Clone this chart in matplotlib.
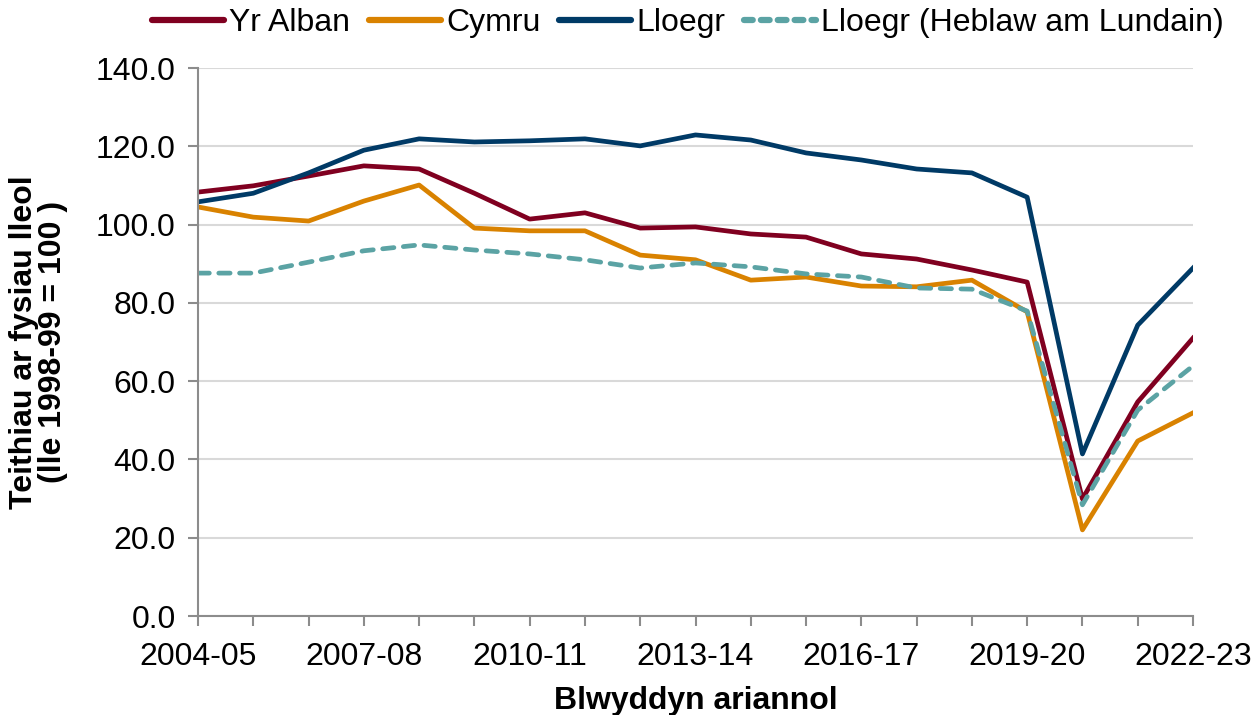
import matplotlib
matplotlib.use("Agg")
import matplotlib.pyplot as plt
from matplotlib.ticker import FormatStrFormatter, FixedLocator

plt.rcParams['font.family'] = ['Liberation Sans', 'DejaVu Sans']

# blynyddoedd ariannol
years = ['2004-05', '2005-06', '2006-07', '2007-08', '2008-09', '2009-10',
         '2010-11', '2011-12', '2012-13', '2013-14', '2014-15', '2015-16',
         '2016-17', '2017-18', '2018-19', '2019-20', '2020-21', '2021-22',
         '2022-23']

yr_alban = [108.3, 109.9, 112.4, 115.0, 114.2, 108.0, 101.4, 103.0, 99.1,
            99.4, 97.6, 96.8, 92.5, 91.2, 88.4, 85.3, 29.9, 54.7, 71.0]
cymru = [104.5, 101.9, 100.9, 106.0, 110.1, 99.1, 98.4, 98.4, 92.2,
         91.0, 85.8, 86.6, 84.3, 84.1, 85.8, 77.7, 22.0, 44.7, 51.9]
lloegr = [105.8, 108.0, 113.2, 119.0, 121.9, 121.1, 121.4, 121.9, 120.1,
          122.9, 121.6, 118.3, 116.5, 114.2, 113.2, 107.0, 41.4, 74.3, 88.9]
lloegr_heb_lundain = [87.6, 87.6, 90.4, 93.3, 94.8, 93.5, 92.5, 91.0, 88.9,
                      90.2, 89.2, 87.4, 86.6, 83.8, 83.5, 77.9, 28.4, 52.6, 63.9]

x = list(range(len(years)))

fig = plt.figure(figsize=(12.56, 7.15), dpi=100)
ax = fig.add_axes([198/1256, 1 - 616/715, (1193-198)/1256, (616-68)/715])

lw = 3.4
ax.plot(x, yr_alban, color='#800020', lw=lw, label='Yr Alban')
ax.plot(x, cymru, color='#D98200', lw=lw, label='Cymru')
ax.plot(x, lloegr, color='#003A66', lw=lw, label='Lloegr')
ax.plot(x, lloegr_heb_lundain, color='#5BA3A4', lw=lw, ls=(0, (2.4, 2.0)),
        dash_capstyle='round', label='Lloegr (Heblaw am Lundain)')

ax.set_xlim(0, len(years) - 1)
ax.set_ylim(0, 140)
ax.yaxis.set_major_locator(FixedLocator(range(0, 141, 20)))
ax.yaxis.set_major_formatter(FormatStrFormatter('%.1f'))
ax.set_xticks(x)
ax.set_xticklabels([y if i % 3 == 0 else '' for i, y in enumerate(years)])

ax.grid(axis='y', color='#D9D9D9', lw=1.5)
ax.set_axisbelow(True)
for s in ['top', 'right']:
    ax.spines[s].set_visible(False)
for s in ['left', 'bottom']:
    ax.spines[s].set_color('#8C8C8C')
    ax.spines[s].set_linewidth(1.5)
ax.tick_params(axis='both', direction='out', length=7, width=1.5,
               color='#8C8C8C', labelsize=23)
ax.tick_params(axis='y', pad=9)
ax.tick_params(axis='x', pad=12)

ax.set_xlabel('Blwyddyn ariannol', fontsize=23, fontweight='bold', labelpad=10)
ax.set_ylabel('Teithiau ar fysiau lleol\n(lle 1998-99 = 100 )', fontsize=23,
              fontweight='bold', linespacing=0.95)
ax.yaxis.set_label_coords(-0.131, 0.5)

leg = ax.legend(loc='center', bbox_to_anchor=(0.4925, 1.0 + 45/548), ncol=4,
                frameon=False, fontsize=23, handlelength=2.25,
                handletextpad=0.15, columnspacing=0.6)
for h in leg.get_lines():
    h.set_linewidth(4.5)
    h.set_solid_capstyle('round')
# handle llinell doredig: dashes byrrach fel yn y gwreiddiol
leg.get_lines()[3].set_linestyle((0, (1.4, 1.3)))
leg.get_lines()[3].set_dash_capstyle('round')

fig.savefig('out.png', dpi=100)
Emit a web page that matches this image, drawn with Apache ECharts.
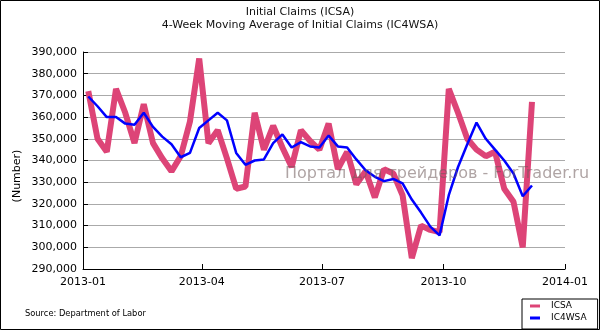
<!DOCTYPE html>
<html>
<head>
<meta charset="utf-8">
<script src="https://cdn.jsdelivr.net/npm/echarts@6/dist/echarts.min.js"></script>
<style>html,body{margin:0;padding:0;background:#fff;}#c{width:600px;height:330px;}</style>
</head>
<body>
<div id="c"></div>
<script>
// Weekly observation dates (week ending Saturday)
const dates = ['2013-01-05','2013-01-12','2013-01-19','2013-01-26',
  '2013-02-02','2013-02-09','2013-02-16','2013-02-23',
  '2013-03-02','2013-03-09','2013-03-16','2013-03-23','2013-03-30',
  '2013-04-06','2013-04-13','2013-04-20','2013-04-27',
  '2013-05-04','2013-05-11','2013-05-18','2013-05-25',
  '2013-06-01','2013-06-08','2013-06-15','2013-06-22','2013-06-29',
  '2013-07-06','2013-07-13','2013-07-20','2013-07-27',
  '2013-08-03','2013-08-10','2013-08-17','2013-08-24','2013-08-31',
  '2013-09-07','2013-09-14','2013-09-21','2013-09-28',
  '2013-10-05','2013-10-12','2013-10-19','2013-10-26',
  '2013-11-02','2013-11-09','2013-11-16','2013-11-23','2013-11-30',
  '2013-12-07'];
// ICSA values
const icsa = [372000,350000,344000,373000,362000,348000,366000,348000,
  341000,335000,342000,358000,387000,
  348000,354000,341000,327000,
  328000,362000,345000,356000,
  346000,337000,354000,349000,345000,
  357000,336000,344000,329000,
  335000,323000,336000,334000,324000,
  295000,310000,308000,307000,
  373000,362000,350000,345000,
  342000,344000,327000,321000,300000,
  367000];
// IC4WSA values
const ic4wsa = [369500,365000,360000,360000,357000,356500,362000,355500,
  351000,347500,341500,343500,355000,
  358500,362000,358500,343500,
  338000,340000,340500,348000,
  352000,346000,348500,346500,346000,
  351500,346500,346000,340500,
  335500,332500,330500,331500,329500,
  322000,316000,309500,305500,
  324000,337000,347500,357500,
  350000,345000,340000,334000,323500,
  328500];
// X tick label dates
const xTicks = ['2013-01-01','2013-04-01','2013-07-01','2013-10-01','2014-01-01'];
const yMin = 290000, yMax = 390000, yStep = 10000;

function ts(s){ const p = s.split('-'); return Date.UTC(+p[0], +p[1]-1, +p[2]); }
const tickVals = xTicks.map(ts);
const FONT = 'DejaVu Sans';

const chart = echarts.init(document.getElementById('c'), null, {renderer:'canvas'});
chart.setOption({
  animation: false,
  backgroundColor: '#fff',
  title: {
    text: 'Initial Claims (ICSA)\n4-Week Moving Average of Initial Claims (IC4WSA)',
    left: 300, top: 5, textAlign: 'center', padding: 0,
    textStyle: {fontFamily: FONT, fontSize: 11, fontWeight: 'normal', color: '#111', lineHeight: 13.5}
  },
  grid: {left: 83, right: 35, top: 52, bottom: 61, containLabel: false},
  legend: {
    data: ['ICSA','IC4WSA'], orient: 'vertical', left: 522, top: 299,
    padding: [2, 11, 6, 8], itemGap: 2, itemWidth: 10, itemHeight: 3, icon: 'rect',
    borderColor: '#000', borderWidth: 1, backgroundColor: '#fff',
    textStyle: {fontFamily: FONT, fontSize: 9, color: '#000', lineHeight: 10, padding: [0,0,0,6]}
  },
  xAxis: {
    type: 'value', min: tickVals[0], max: tickVals[tickVals.length-1],
    axisLine: {lineStyle: {color: '#000', width: 1}},
    axisTick: {inside: true, length: 5, lineStyle: {color: '#000'}, customValues: tickVals},
    axisLabel: {customValues: tickVals, margin: 8, fontFamily: FONT, fontSize: 11, color: '#000',
      formatter: function(v){ const d = new Date(v); return d.getUTCFullYear() + '-' + String(d.getUTCMonth()+1).padStart(2,'0'); }},
    splitLine: {show: false}
  },
  yAxis: {
    type: 'value', min: yMin, max: yMax, interval: yStep,
    axisLine: {show: true, lineStyle: {color: '#000', width: 1}},
    axisTick: {show: true, inside: true, length: 5, lineStyle: {color: '#000'}},
    axisLabel: {margin: 6, fontFamily: FONT, fontSize: 11, color: '#000',
      formatter: function(v){ return v.toString().replace(/\B(?=(\d{3})+(?!\d))/g, ','); }},
    splitLine: {show: true, lineStyle: {color: '#aaaaaa', width: 1}}
  },
  series: [
    {name: 'ICSA', type: 'line', data: dates.map((d,i)=>[ts(d), icsa[i]]), showSymbol: false,
      itemStyle: {color: '#dd4477'}, lineStyle: {color: '#dd4477', width: 6}, z: 2},
    {name: 'IC4WSA', type: 'line', data: dates.map((d,i)=>[ts(d), ic4wsa[i]]), showSymbol: false,
      itemStyle: {color: '#0000ff'}, lineStyle: {color: '#0000ff', width: 2.5}, z: 3}
  ],
  graphic: [
    {type: 'text', x: 17, y: 176, rotation: Math.PI/2, z: 5,
      style: {text: '(Number)', fontFamily: FONT, fontSize: 11, fill: '#000', textAlign: 'center', textVerticalAlign: 'middle'}},
    {type: 'text', x: 25, y: 314, z: 5,
      style: {text: 'Source: Department of Labor', fontFamily: FONT, fontSize: 8.3, fill: '#000', textVerticalAlign: 'middle'}},
    {type: 'text', x: 285, y: 174, z: 50,
      style: {text: 'Портал для трейдеров - ForTrader.ru', fontFamily: FONT, fontSize: 16, fill: 'rgba(110,90,90,0.55)', textVerticalAlign: 'middle'}},
    {type: 'rect', z: 100, shape: {x: 0.5, y: 0.5, width: 599, height: 329},
      style: {fill: 'none', stroke: '#000', lineWidth: 1}}
  ]
});
</script>
</body>
</html>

##########

§ Description of the task
From the top of the listing above, repeat each line exactly until you reach the line containing "ax = fig.add_axes([198/1256, 1", and repeat that one too. Leave the pictures out.

§ Exercise answer
Clone this chart in matplotlib.
import matplotlib
matplotlib.use("Agg")
import matplotlib.pyplot as plt
from matplotlib.ticker import FormatStrFormatter, FixedLocator

plt.rcParams['font.family'] = ['Liberation Sans', 'DejaVu Sans']

# blynyddoedd ariannol
years = ['2004-05', '2005-06', '2006-07', '2007-08', '2008-09', '2009-10',
         '2010-11', '2011-12', '2012-13', '2013-14', '2014-15', '2015-16',
         '2016-17', '2017-18', '2018-19', '2019-20', '2020-21', '2021-22',
         '2022-23']

yr_alban = [108.3, 109.9, 112.4, 115.0, 114.2, 108.0, 101.4, 103.0, 99.1,
            99.4, 97.6, 96.8, 92.5, 91.2, 88.4, 85.3, 29.9, 54.7, 71.0]
cymru = [104.5, 101.9, 100.9, 106.0, 110.1, 99.1, 98.4, 98.4, 92.2,
         91.0, 85.8, 86.6, 84.3, 84.1, 85.8, 77.7, 22.0, 44.7, 51.9]
lloegr = [105.8, 108.0, 113.2, 119.0, 121.9, 121.1, 121.4, 121.9, 120.1,
          122.9, 121.6, 118.3, 116.5, 114.2, 113.2, 107.0, 41.4, 74.3, 88.9]
lloegr_heb_lundain = [87.6, 87.6, 90.4, 93.3, 94.8, 93.5, 92.5, 91.0, 88.9,
                      90.2, 89.2, 87.4, 86.6, 83.8, 83.5, 77.9, 28.4, 52.6, 63.9]

x = list(range(len(years)))

fig = plt.figure(figsize=(12.56, 7.15), dpi=100)
ax = fig.add_axes([198/1256, 1 - 616/715, (1193-198)/1256, (616-68)/715])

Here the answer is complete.